→ **Supplied material**
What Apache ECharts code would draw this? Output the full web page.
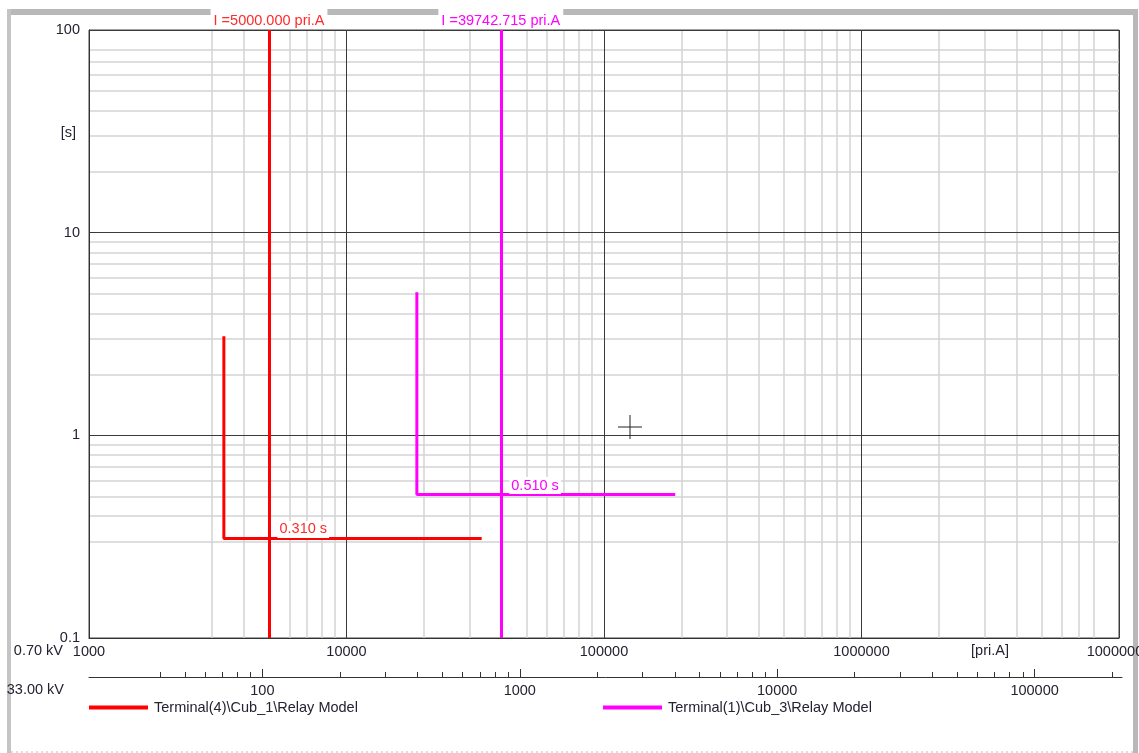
<!DOCTYPE html>
<html><head><meta charset="utf-8">
<script src="https://cdn.jsdelivr.net/npm/echarts@6/dist/echarts.min.js"></script>
<style>html,body{margin:0;padding:0;background:#fff;overflow:hidden}#c{width:1139px;height:753px}</style>
</head><body><div id="c"></div>
<script>
// ---------------- data ----------------
const relay1Name = 'Terminal(4)\\Cub_1\\Relay Model';
const relay2Name = 'Terminal(1)\\Cub_3\\Relay Model';
// [current pri.A @0.70 kV, time s]
const relay1Curve = [[3340, 3.08], [3340, 0.31], [33500, 0.31]];
const relay2Curve = [[18760, 5.08], [18760, 0.51], [189000, 0.51]];
const relay1Pickup = 5000;
const relay2Pickup = 39742.715;
const relay1PickupLabel = 'I =5000.000 pri.A';
const relay2PickupLabel = 'I =39742.715 pri.A';
const relay1Time = 0.31;
const relay2Time = 0.51;
const relay1TimeLabel = '0.310 s';
const relay2TimeLabel = '0.510 s';

// axes (0.70 kV current axis, time axis, 33.00 kV current axis)
const xMin = 1000, xMax = 10000000;
const yMin = 0.1, yMax = 100;
const xMinorGrid = [2000,3000,4000,5000,6000,7000,8000,9000,
  20000,30000,40000,50000,60000,70000,80000,90000,
  200000,300000,400000,500000,600000,700000,800000,900000,
  2000000,3000000,4000000,5000000,6000000,7000000,8000000,9000000];
const yMinorGrid = [0.2,0.3,0.4,0.5,0.6,0.7,0.8,0.9,2,3,4,5,6,7,8,9,20,30,40,50,60,70,80,90];
const hvMin = 21.2121, hvMax = 218500;   // 33.00 kV axis extent
const hvMajorTicks = [100, 1000, 10000, 100000];
const hvMinorTicks = [40,50,60,70,80,90,200,300,400,500,600,700,800,900,
  2000,3000,4000,5000,6000,7000,8000,9000,20000,30000,40000,50000,60000,70000,80000,90000,200000];

// ---------------- chart ----------------
const FONT = '"Liberation Sans", Arial, sans-serif';
const FS = 14.5;
const TXT = '#232332';
const RED = '#ff0000', MAG = '#ff00ff';
const chart = echarts.init(document.getElementById('c'), null, {renderer: 'canvas'});
const fmt = v => String(v);

const option = {
  animation: false,
  backgroundColor: '#fff',
  textStyle: {fontFamily: FONT},
  grid: [
    {left: 89, top: 30, width: 1030, height: 608, outerBoundsMode: 'none', containLabel: false,
      show: true, borderColor: '#444', borderWidth: 1, backgroundColor: 'transparent'},
    {left: 89, top: 676, width: 1033, height: 1, outerBoundsMode: 'none', containLabel: false}
  ],
  xAxis: [
    {type: 'log', gridIndex: 0, min: xMin, max: xMax, position: 'bottom', z: 1,
      axisLine: {show: true, lineStyle: {color: '#333', width: 1}},
      axisTick: {show: false},
      axisLabel: {show: true, formatter: fmt, fontSize: FS, color: TXT, margin: 6, fontFamily: FONT, showMinLabel: true, showMaxLabel: true, hideOverlap: false},
      splitLine: {show: true, lineStyle: {color: '#3a3a3a', width: 1}}},
    {type: 'log', gridIndex: 0, min: xMin, max: xMax, position: 'top', z: 0,
      axisLine: {show: false}, axisLabel: {show: false},
      axisTick: {show: false, customValues: xMinorGrid},
      splitLine: {show: true, showMinLine: false, showMaxLine: false, lineStyle: {color: '#d3d3d3', width: 1.5}}},
    {type: 'log', gridIndex: 1, min: hvMin, max: hvMax, position: 'bottom',
      axisLine: {show: true, lineStyle: {color: '#333', width: 1}},
      axisTick: {show: true, inside: true, length: 8, customValues: hvMajorTicks, lineStyle: {color: '#333'}},
      axisLabel: {show: true, customValues: hvMajorTicks, formatter: fmt, fontSize: FS, color: TXT, margin: 6, fontFamily: FONT},
      splitLine: {show: false}},
    {type: 'log', gridIndex: 1, min: hvMin, max: hvMax, position: 'bottom',
      axisLine: {show: false},
      axisTick: {show: true, inside: true, length: 5, customValues: hvMinorTicks, lineStyle: {color: '#333'}},
      axisLabel: {show: false}, splitLine: {show: false}}
  ],
  yAxis: [
    {type: 'log', gridIndex: 0, min: yMin, max: yMax, position: 'left', z: 1,
      axisLine: {show: true, lineStyle: {color: '#333', width: 1}},
      axisTick: {show: false},
      axisLabel: {show: true, formatter: fmt, fontSize: FS, color: TXT, margin: 9, fontFamily: FONT},
      splitLine: {show: true, lineStyle: {color: '#3a3a3a', width: 1}}},
    {type: 'log', gridIndex: 0, min: yMin, max: yMax, position: 'right', z: 0,
      axisLine: {show: false}, axisLabel: {show: false},
      axisTick: {show: false, customValues: yMinorGrid},
      splitLine: {show: true, showMinLine: false, showMaxLine: false, lineStyle: {color: '#d3d3d3', width: 1.5}}},
    {type: 'value', gridIndex: 1, show: false}
  ],
  legend: [
    {data: [relay1Name], left: 89, top: 700, icon: 'rect', itemWidth: 59, itemHeight: 4, itemGap: 6, selectedMode: false, padding: 0,
      textStyle: {fontSize: FS, color: TXT, fontFamily: FONT, padding: [0, 0, 0, 1]}},
    {data: [relay2Name], left: 603, top: 700, icon: 'rect', itemWidth: 59, itemHeight: 4, itemGap: 6, selectedMode: false, padding: 0,
      textStyle: {fontSize: FS, color: TXT, fontFamily: FONT, padding: [0, 0, 0, 1]}}
  ],
  series: [
    {type: 'line', name: relay1Name, xAxisIndex: 0, yAxisIndex: 0, data: relay1Curve, symbol: 'none', color: RED, z: 3,
      lineStyle: {color: RED, width: 3}, silent: true,
      markLine: {silent: true, symbol: ['none', 'none'], animation: false,
        lineStyle: {color: RED, width: 3, type: 'solid'},
        label: {show: true, position: 'end', formatter: relay1PickupLabel, color: '#ff2a2a', fontSize: FS, fontFamily: FONT,
          backgroundColor: '#fff', padding: [4, 3, 1, 3], distance: 1},
        data: [{xAxis: relay1Pickup}]},
      markPoint: {silent: true, symbol: 'circle', symbolSize: 1, itemStyle: {color: 'rgba(0,0,0,0)'}, animation: false,
        label: {show: true, position: 'right', distance: 8, offset: [0, -9], formatter: relay1TimeLabel, color: '#ff2a2a', fontSize: FS, fontFamily: FONT,
          backgroundColor: '#fff', padding: [1, 2]},
        data: [{coord: [relay1Pickup, relay1Time]}]}},
    {type: 'line', name: relay2Name, xAxisIndex: 0, yAxisIndex: 0, data: relay2Curve, symbol: 'none', color: MAG, z: 3,
      lineStyle: {color: MAG, width: 3}, silent: true,
      markLine: {silent: true, symbol: ['none', 'none'], animation: false,
        lineStyle: {color: MAG, width: 3, type: 'solid'},
        label: {show: true, position: 'end', formatter: relay2PickupLabel, color: MAG, fontSize: FS, fontFamily: FONT,
          backgroundColor: '#fff', padding: [4, 3, 1, 3], distance: 1},
        data: [{xAxis: relay2Pickup}]},
      markPoint: {silent: true, symbol: 'circle', symbolSize: 1, itemStyle: {color: 'rgba(0,0,0,0)'}, animation: false,
        label: {show: true, position: 'right', distance: 8, offset: [0, -9], formatter: relay2TimeLabel, color: MAG, fontSize: FS, fontFamily: FONT,
          backgroundColor: '#fff', padding: [1, 2]},
        data: [{coord: [relay2Pickup, relay2Time]}]}}
  ],
  graphic: [
    // outer dotted frame
    {type: 'rect', z: -10, shape: {x: 7, y: 9, width: 1131, height: 6}, style: {fill: '#b8b8b8'}},
    {type: 'rect', z: -10, shape: {x: 7, y: 9, width: 4, height: 744}, style: {fill: '#c4c4c4'}},
    {type: 'rect', z: -10, shape: {x: 1133, y: 9, width: 5, height: 744}, style: {fill: '#b8b8b8'}},
    {type: 'line', z: -10, shape: {x1: 11, y1: 752, x2: 1133, y2: 752}, style: {stroke: '#bbb', lineWidth: 1, lineDash: [2, 3]}},
    // texts
    {type: 'text', x: 63, y: 651, style: {text: '0.70 kV', fontSize: FS, fontFamily: FONT, fill: TXT, align: 'right', verticalAlign: 'middle'}},
    {type: 'text', x: 64, y: 690, style: {text: '33.00 kV', fontSize: FS, fontFamily: FONT, fill: TXT, align: 'right', verticalAlign: 'middle'}},
    {type: 'text', x: 990, y: 651, style: {text: '[pri.A]', fontSize: FS, fontFamily: FONT, fill: TXT, align: 'center', verticalAlign: 'middle'}},
    {type: 'text', x: 76, y: 133, style: {text: '[s]', fontSize: FS, fontFamily: FONT, fill: TXT, align: 'right', verticalAlign: 'middle'}},
    // cursor cross
    {type: 'line', z: 20, shape: {x1: 618, y1: 427, x2: 642, y2: 427}, style: {stroke: '#222', lineWidth: 1}},
    {type: 'line', z: 20, shape: {x1: 630, y1: 415, x2: 630, y2: 439}, style: {stroke: '#222', lineWidth: 1}}
  ]
};
chart.setOption(option);
</script>
</body></html>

→ **To be done**
Repeat, word for word and with no pictures, only the lines running from the beginning of the data to the line that contains "const relay2TimeLabel = '0.510 s';".

→ **Reply to the exercise**
What Apache ECharts code would draw this? Output the full web page.
<!DOCTYPE html>
<html><head><meta charset="utf-8">
<script src="https://cdn.jsdelivr.net/npm/echarts@6/dist/echarts.min.js"></script>
<style>html,body{margin:0;padding:0;background:#fff;overflow:hidden}#c{width:1139px;height:753px}</style>
</head><body><div id="c"></div>
<script>
// ---------------- data ----------------
const relay1Name = 'Terminal(4)\\Cub_1\\Relay Model';
const relay2Name = 'Terminal(1)\\Cub_3\\Relay Model';
// [current pri.A @0.70 kV, time s]
const relay1Curve = [[3340, 3.08], [3340, 0.31], [33500, 0.31]];
const relay2Curve = [[18760, 5.08], [18760, 0.51], [189000, 0.51]];
const relay1Pickup = 5000;
const relay2Pickup = 39742.715;
const relay1PickupLabel = 'I =5000.000 pri.A';
const relay2PickupLabel = 'I =39742.715 pri.A';
const relay1Time = 0.31;
const relay2Time = 0.51;
const relay1TimeLabel = '0.310 s';
const relay2TimeLabel = '0.510 s';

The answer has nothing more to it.